The Workforce in my pocket.
The internet used to be my university. Now it’s that and so much more.
I had a kid at 19. Dropped out of college to start making money. Had a family to look out for. And also insatiable ambition. Being a teen dad intensified it. I was going to make something of myself. I had to learn as much as possible.
The internet became my university. I learned to write sales copy for Copyblogger.com. I learned how to code from Codecademy. Brad Feld’s blog taught me about startups. Seth Godin talks on YouTube taught me about small business and marketing.
I leaned in hard. I learned enough to make me an effective leader. Enough to give me confidence to start my own thing. I kept leaning on the internet to help me out, but it started to let me down.
Algorithms stole my attention. The internet stopped being the place I learned what I wanted to learn. It turned into a slot machine. Pull the lever and get some content. But the content wasn’t helpful. I stopped searching for knowledge. Started scrolling to see what the internet had in store for me. It became the place where I procrastinated.
I was sick of it. Tired of wasting time. Tired of feeling distracted. Tired of wanting to learn but ending up down a tunnel of junk food-style content.
Then ChatGPT came around.
I’ve been playing with it since OpenAI released GPT-3. I watched an app turn a sketch into a website. I was shocked. I forked out 20 bucks. I had to see what this new tool could do.
I started feeding it questions and giving it assignments.
What questions should I ask my customers to discover new product ideas?
Design a marathon plan and put the daily and weekly mileage on a table.
What would [some expert] advise me to do about [my problem]?
Pretend you are a support agent who works in a maintenance department. Help me troubleshoot an issue I am having.
The results were all over the place. Sometimes they were helpful. Other times they were nonsense. It would have been easy to write off the new tech as not ready. But one thing was consistent. It kept getting better. Better at a faster rate than any other tech I’ve ever used. Years better in months. It keeps happening. Faster and faster.
It became more reliable. More useful.
One day, I was struggling to close some new business. The prospect was haggling over price. I was trying defend our value. It was going nowhere. I asked ChatGPT for help. Gave it all of my call transcripts and emails. Asked it to be the best enterprise software sales person that ever existed. Told it to help me save the deal. It found something I failed to see. I closed the deal.

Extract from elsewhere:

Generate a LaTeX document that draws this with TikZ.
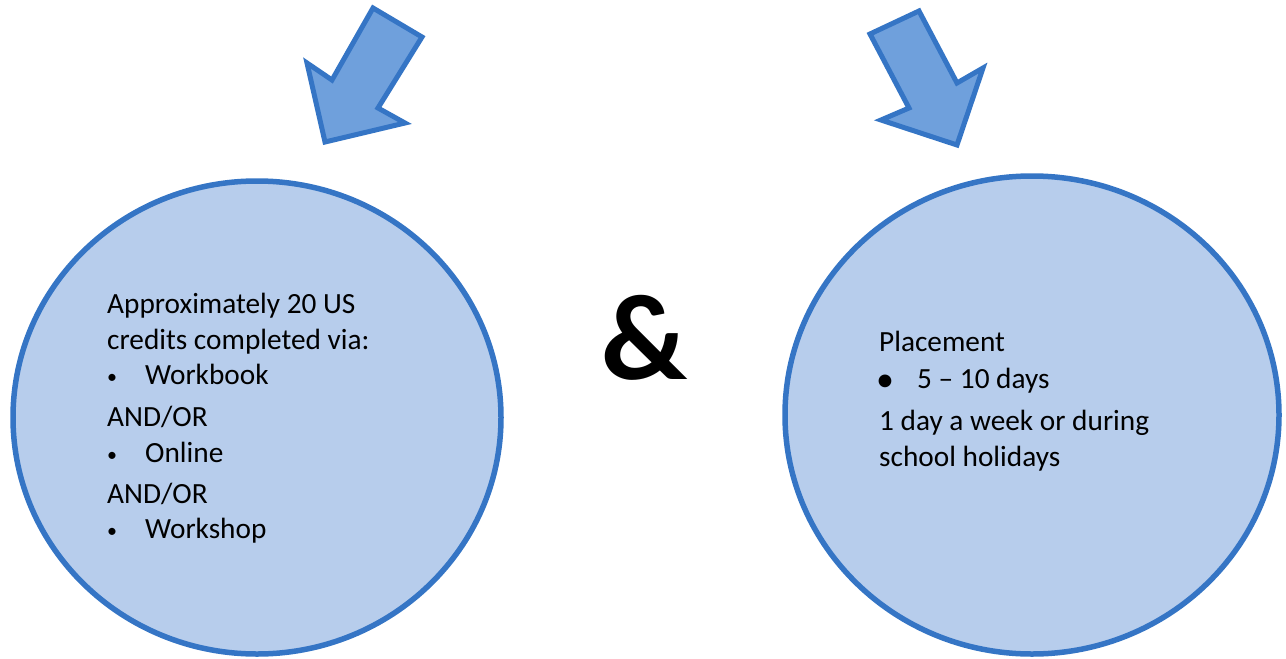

AI is simultaneously the biggest opportunity and the biggest threat to my business.
On the threat side, I fear one day people won’t need to buy software. They won’t need my software. Instead of buying software from a company. They’ll just fire up a chat in a AI app. Tell it what they want to do. AI will make them all the tools they need to hit their goals.
Maybe you want to start a company. You can tell an AI what you want to do. It will start building your resources and tools. One chat thread will turn into everything you need. It will plug into any third party service. It will spin up accounting software, an email server, get your website online. You’ll be able to do the work of 20 plus people. You’ll have a consultant in your pocket. This won’t happen for a decade, but it will happen.
While this scares me, it excites me. Because if this is the new reality, it will be the reality for me. I know what I can do with it.
I’m excited about what AI makes possible right now. There’s never been a better time to be an idea person. If you have vision, taste, and communication skills, you can get a lot done with a ChatGPT Pro account. It does what I used to hire people on Fiverr to do. It made the image for this post. It reviews contracts. Writes them too. Performs research projects. Answers questions. Edits my work. (I still have not been able to get any real software development done. Maybe because I don’t know enough to know good work from bad work. I can only judge working or not.)
I have a growing toolkit of AI apps for specific purposes. My favorite right now is called Spiral. I feed it a meeting transcript and it turns it into whatever I want. Writes it like I write based on examples I give it. It takes work I’ve already done—my words—and turns it into something else that’s useful. ChatGPT is still my workhorse.
The better these tools get, the better I get.
But maybe you are reading this and it scares you. It shouldn’t. Every new technology was exciting to the people that built with it and scary to the people who didn’t. People eventually caught up. Started using new technology themselves. Most people’s lives improved whether they contributed to progress or not.
AI is no different. You’ll either adopt it and benefit, or you’ll benefit from the people who adopt it. But either way, life will get better for people on general basis.
AI is only revolutionary in the hands of people who build, make, grow, and do. Most people won’t do anything with it. It will be the same as other tools and tech. The minority will use it to make things. Most will use it to entertain themselves. Consume. Do less. Waste more time.
Management skills and idea skills will take the place of knowledge skills.
You have to be able to set a vision, communicate clearly, and be an excellent judge of good work. So you need great ideas, clear thinking, and great taste.
Where do I land? I'm the teen dad who needed to learn fast and make something of himself. Now I have a workforce in my pocket. I am excited. Grateful to have tools that help me overcome what I cannot do alone. Tools that help me work faster. Move past obstacles. Keep me from procrastination. The internet university I once loved is finally back, but this time it's interactive, adaptive, and always ready to help.